An oil company in Kern County has agreed to pay a $60,000 penalty after discharging saline water and hydraulic fracturing fluid into an unlined pit, state water authorities said Friday.
The settlement with Vintage Production California LLC is the first state action against an oil company involving hydraulic fracturing or fracking -- extracting oil from shale by injecting it with water and chemicals.
The company also agreed to further investigate possible groundwater contamination around the pit, according to the draft order posted by the Central Valley Regional Water Quality Control Board. The public has 30 days to comment on the order.
A spokeswoman for Vintage Production, a subsidiary of Occident Petroleum, said the company fully cooperated in the investigation. Spokeswoman Susie Geiger said Vintage's primary concern is to safeguard the environment.
Though hundreds of new fracking wells have been drilled in the last three years, California does not have a specific law governing it. Gov. Jerry Brown this year signed Senate Bill 4, regulating the controversial practice. It will take effect in January.

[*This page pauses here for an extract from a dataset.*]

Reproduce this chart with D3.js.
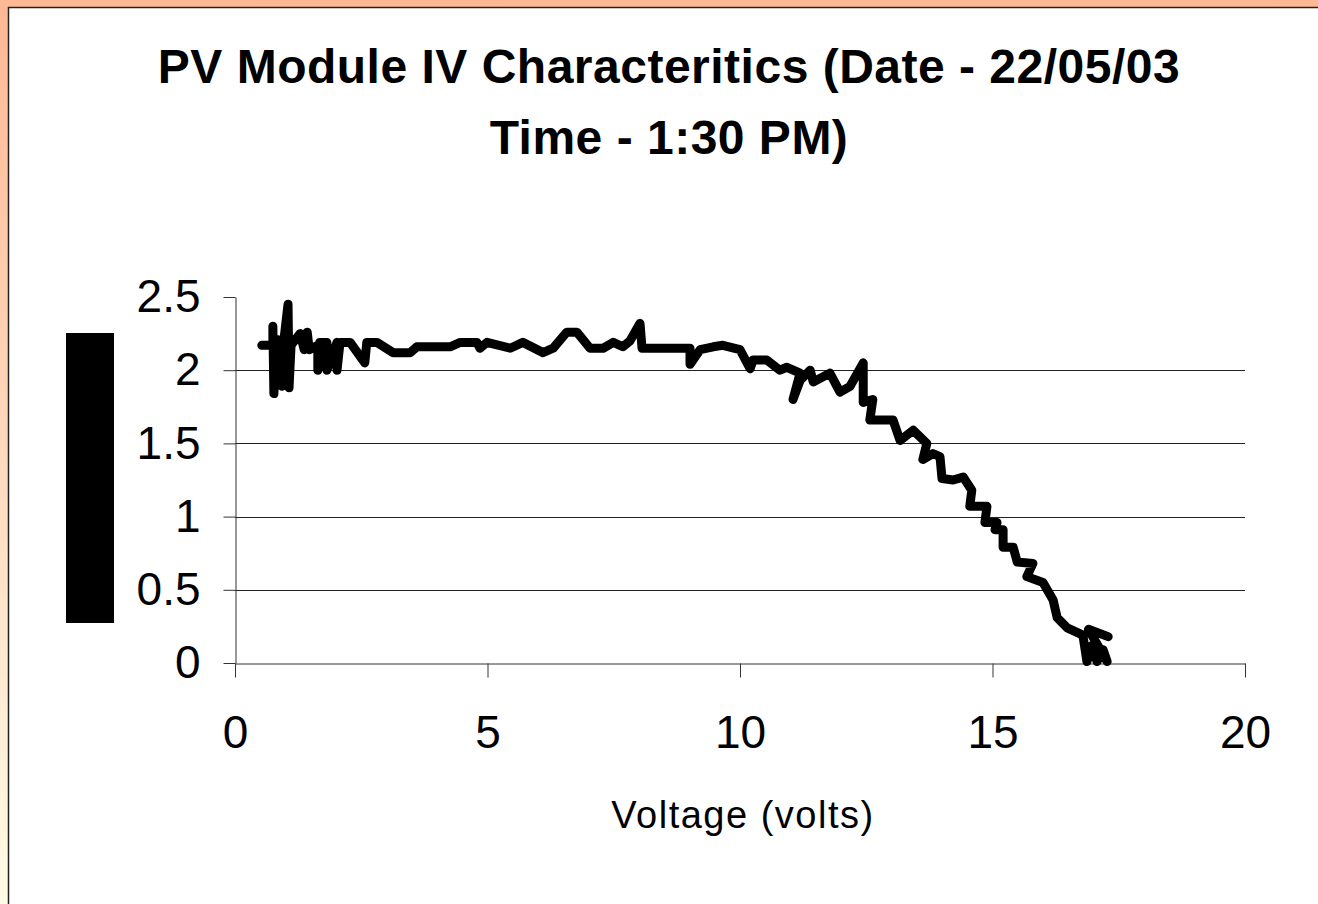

Petroleum industry officials say fracking is a safe, proven technology. But environmentalists are suing to stop California fracking, saying no one knows for sure if it is polluting the underground water or the air.
State inspectors issued a notice of violation earlier this year to Vintage Production. Authorities were prompted to investigate Vintage after viewing a YouTube video of an illegal discharge near Shafter.
The video was shot in October 2012 by Shafter environmental activist Tom Frantz.
Regional board leaders now are reviewing a state waiver granted five years ago that allows oil companies to legally discharge some kinds of fluids and drilling muds into unlined pits.
In the settlement, Vintage has agreed to cease discharging into any unlined pits in agricultural areas.